» Provided data
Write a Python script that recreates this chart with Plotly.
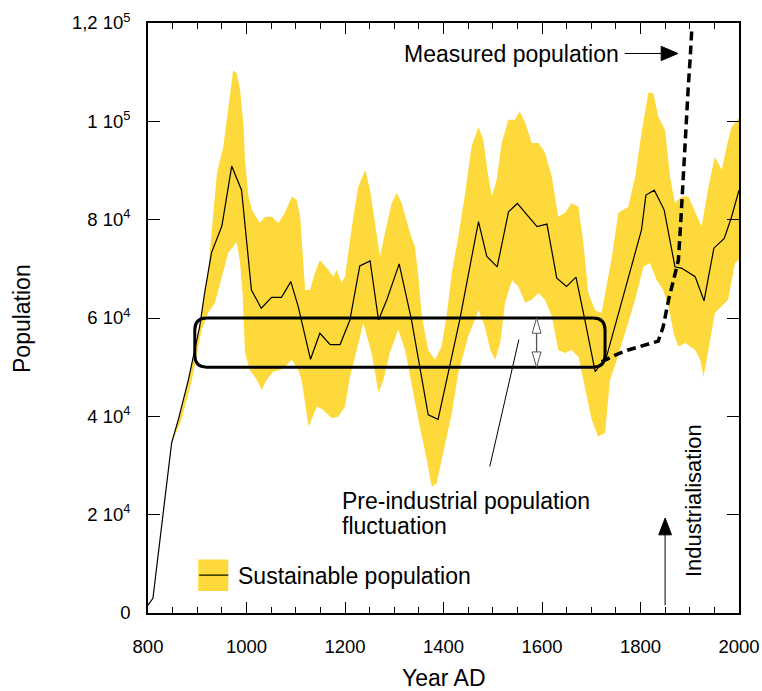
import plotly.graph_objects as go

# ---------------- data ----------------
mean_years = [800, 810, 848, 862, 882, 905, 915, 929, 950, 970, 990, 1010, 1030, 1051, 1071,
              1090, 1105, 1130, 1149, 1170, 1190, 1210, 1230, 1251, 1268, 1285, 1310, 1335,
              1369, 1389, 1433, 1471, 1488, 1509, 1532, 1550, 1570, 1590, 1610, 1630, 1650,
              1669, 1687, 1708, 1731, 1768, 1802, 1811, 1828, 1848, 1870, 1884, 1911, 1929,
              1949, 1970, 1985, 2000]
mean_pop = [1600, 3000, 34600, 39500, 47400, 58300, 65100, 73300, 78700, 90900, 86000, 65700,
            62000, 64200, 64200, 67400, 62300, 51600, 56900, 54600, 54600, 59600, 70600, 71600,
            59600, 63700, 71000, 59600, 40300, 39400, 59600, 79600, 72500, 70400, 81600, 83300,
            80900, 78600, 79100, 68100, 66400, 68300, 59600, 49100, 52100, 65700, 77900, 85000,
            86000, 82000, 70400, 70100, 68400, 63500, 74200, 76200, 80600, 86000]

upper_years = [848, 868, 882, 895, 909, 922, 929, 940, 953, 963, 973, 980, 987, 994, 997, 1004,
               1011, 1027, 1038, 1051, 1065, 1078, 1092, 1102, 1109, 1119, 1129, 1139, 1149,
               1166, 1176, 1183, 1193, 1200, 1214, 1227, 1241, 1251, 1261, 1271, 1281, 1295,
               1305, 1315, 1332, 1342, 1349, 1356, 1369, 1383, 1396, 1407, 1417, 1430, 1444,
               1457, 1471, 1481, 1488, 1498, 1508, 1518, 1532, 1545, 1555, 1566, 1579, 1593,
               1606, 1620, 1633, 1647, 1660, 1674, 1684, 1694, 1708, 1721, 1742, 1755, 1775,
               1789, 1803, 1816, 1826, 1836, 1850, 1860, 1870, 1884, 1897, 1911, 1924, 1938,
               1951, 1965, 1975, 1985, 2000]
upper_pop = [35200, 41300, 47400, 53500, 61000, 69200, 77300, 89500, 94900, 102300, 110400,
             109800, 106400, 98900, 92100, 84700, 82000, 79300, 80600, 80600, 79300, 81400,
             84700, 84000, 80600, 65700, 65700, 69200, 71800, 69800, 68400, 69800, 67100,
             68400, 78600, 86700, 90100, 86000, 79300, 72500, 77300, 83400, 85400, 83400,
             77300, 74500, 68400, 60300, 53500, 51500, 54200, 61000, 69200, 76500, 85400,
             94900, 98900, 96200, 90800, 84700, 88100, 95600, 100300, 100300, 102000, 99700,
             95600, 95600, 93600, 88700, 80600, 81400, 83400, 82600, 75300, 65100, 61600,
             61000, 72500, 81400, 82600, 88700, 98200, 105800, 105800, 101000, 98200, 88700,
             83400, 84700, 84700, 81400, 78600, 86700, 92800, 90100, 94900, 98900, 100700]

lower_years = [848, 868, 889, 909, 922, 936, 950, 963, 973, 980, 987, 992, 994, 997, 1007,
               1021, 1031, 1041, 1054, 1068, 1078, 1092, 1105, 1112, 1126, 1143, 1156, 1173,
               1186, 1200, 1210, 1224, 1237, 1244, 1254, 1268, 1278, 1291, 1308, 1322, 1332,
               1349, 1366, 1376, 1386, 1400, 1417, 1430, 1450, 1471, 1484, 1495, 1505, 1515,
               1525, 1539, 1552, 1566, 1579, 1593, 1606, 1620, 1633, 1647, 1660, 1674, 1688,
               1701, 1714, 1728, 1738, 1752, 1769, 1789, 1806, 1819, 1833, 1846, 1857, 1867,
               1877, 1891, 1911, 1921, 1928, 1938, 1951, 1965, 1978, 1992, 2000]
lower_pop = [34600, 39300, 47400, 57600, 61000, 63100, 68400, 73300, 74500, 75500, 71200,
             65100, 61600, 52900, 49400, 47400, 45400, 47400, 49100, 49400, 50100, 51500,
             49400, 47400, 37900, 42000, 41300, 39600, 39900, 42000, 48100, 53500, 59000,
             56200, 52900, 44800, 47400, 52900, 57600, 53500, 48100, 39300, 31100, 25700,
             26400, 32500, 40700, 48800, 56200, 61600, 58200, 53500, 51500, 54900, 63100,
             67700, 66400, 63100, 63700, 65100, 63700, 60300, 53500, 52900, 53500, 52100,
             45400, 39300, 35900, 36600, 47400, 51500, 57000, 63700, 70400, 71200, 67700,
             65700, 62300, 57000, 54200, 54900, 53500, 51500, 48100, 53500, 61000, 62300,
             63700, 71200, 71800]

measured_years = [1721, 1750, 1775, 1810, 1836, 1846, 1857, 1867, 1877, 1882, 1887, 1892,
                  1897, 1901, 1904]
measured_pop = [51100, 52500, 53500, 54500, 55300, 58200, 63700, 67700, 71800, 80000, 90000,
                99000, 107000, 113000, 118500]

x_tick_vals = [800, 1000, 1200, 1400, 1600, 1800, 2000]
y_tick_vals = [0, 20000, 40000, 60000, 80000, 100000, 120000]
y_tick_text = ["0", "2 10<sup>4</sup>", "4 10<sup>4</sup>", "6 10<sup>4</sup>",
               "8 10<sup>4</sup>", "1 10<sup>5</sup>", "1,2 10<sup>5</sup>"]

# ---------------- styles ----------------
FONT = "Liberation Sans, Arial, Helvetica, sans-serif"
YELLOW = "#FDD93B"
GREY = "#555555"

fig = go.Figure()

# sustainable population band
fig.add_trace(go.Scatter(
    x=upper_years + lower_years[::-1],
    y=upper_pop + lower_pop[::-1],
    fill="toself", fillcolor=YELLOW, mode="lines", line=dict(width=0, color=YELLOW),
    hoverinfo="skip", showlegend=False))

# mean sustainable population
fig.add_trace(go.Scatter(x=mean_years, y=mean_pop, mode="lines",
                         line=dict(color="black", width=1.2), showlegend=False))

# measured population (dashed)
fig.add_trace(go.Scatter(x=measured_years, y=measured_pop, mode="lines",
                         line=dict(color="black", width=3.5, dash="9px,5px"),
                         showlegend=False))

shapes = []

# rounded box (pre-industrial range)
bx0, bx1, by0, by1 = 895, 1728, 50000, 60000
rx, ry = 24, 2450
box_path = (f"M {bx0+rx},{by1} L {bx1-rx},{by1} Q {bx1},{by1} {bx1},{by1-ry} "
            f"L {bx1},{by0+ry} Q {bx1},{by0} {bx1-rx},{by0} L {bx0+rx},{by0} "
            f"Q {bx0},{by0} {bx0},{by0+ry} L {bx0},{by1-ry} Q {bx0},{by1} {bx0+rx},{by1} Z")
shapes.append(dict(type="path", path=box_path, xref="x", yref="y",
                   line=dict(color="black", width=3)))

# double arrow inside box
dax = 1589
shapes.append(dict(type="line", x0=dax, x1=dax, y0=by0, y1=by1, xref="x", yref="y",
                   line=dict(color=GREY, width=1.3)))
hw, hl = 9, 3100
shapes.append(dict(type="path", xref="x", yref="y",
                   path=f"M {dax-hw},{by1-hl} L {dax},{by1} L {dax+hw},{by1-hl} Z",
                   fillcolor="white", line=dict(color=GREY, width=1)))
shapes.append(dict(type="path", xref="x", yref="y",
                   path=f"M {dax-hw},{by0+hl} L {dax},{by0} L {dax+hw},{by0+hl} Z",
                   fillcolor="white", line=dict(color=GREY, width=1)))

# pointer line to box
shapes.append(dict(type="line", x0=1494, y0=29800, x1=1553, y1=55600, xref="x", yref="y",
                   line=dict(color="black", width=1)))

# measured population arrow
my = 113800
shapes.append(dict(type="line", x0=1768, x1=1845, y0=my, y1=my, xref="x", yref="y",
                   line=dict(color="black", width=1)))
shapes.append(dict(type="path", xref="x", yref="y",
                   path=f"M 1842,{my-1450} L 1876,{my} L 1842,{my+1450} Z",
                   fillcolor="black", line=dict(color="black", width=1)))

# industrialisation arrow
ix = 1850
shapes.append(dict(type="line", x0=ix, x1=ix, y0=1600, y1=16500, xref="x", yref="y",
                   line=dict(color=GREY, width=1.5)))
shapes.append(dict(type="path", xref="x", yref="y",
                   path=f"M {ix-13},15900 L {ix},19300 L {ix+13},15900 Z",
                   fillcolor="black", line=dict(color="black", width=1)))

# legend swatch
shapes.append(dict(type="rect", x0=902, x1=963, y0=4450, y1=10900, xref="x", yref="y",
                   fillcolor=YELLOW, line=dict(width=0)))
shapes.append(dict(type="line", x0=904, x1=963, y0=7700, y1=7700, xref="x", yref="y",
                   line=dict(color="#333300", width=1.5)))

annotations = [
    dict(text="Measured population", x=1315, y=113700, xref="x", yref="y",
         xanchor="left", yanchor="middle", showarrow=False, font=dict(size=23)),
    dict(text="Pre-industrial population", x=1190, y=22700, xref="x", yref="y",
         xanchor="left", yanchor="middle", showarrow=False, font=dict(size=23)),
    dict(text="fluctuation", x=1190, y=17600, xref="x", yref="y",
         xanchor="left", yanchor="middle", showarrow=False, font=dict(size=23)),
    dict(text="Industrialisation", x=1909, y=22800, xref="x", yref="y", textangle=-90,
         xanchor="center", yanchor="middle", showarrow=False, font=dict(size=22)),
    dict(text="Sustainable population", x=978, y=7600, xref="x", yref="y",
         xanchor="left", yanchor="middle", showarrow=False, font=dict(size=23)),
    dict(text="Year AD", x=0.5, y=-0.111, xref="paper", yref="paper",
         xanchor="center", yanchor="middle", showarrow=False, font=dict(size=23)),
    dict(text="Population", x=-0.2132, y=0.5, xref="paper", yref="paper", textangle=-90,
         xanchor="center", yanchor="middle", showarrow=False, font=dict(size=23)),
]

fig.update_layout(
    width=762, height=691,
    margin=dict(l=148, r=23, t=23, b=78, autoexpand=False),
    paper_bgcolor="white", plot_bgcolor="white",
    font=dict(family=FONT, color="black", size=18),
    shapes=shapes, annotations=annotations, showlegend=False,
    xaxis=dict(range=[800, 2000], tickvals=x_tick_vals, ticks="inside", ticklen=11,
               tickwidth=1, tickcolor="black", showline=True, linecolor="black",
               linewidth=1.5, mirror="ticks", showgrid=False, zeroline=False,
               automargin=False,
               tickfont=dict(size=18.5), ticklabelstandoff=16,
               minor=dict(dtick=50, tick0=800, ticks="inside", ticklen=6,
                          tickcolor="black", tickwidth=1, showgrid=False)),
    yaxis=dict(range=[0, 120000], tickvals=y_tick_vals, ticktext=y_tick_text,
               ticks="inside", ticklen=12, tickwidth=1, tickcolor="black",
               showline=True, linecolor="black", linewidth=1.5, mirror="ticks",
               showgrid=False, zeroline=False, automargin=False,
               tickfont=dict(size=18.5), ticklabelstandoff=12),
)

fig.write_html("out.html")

» Set task
Your task is to restate word for word the lines from the top of the data to the line containing "76200, 80600, 86000]", both ends included, with every picture left out.

» Solution for this task
Write a Python script that recreates this chart with Plotly.
import plotly.graph_objects as go

# ---------------- data ----------------
mean_years = [800, 810, 848, 862, 882, 905, 915, 929, 950, 970, 990, 1010, 1030, 1051, 1071,
              1090, 1105, 1130, 1149, 1170, 1190, 1210, 1230, 1251, 1268, 1285, 1310, 1335,
              1369, 1389, 1433, 1471, 1488, 1509, 1532, 1550, 1570, 1590, 1610, 1630, 1650,
              1669, 1687, 1708, 1731, 1768, 1802, 1811, 1828, 1848, 1870, 1884, 1911, 1929,
              1949, 1970, 1985, 2000]
mean_pop = [1600, 3000, 34600, 39500, 47400, 58300, 65100, 73300, 78700, 90900, 86000, 65700,
            62000, 64200, 64200, 67400, 62300, 51600, 56900, 54600, 54600, 59600, 70600, 71600,
            59600, 63700, 71000, 59600, 40300, 39400, 59600, 79600, 72500, 70400, 81600, 83300,
            80900, 78600, 79100, 68100, 66400, 68300, 59600, 49100, 52100, 65700, 77900, 85000,
            86000, 82000, 70400, 70100, 68400, 63500, 74200, 76200, 80600, 86000]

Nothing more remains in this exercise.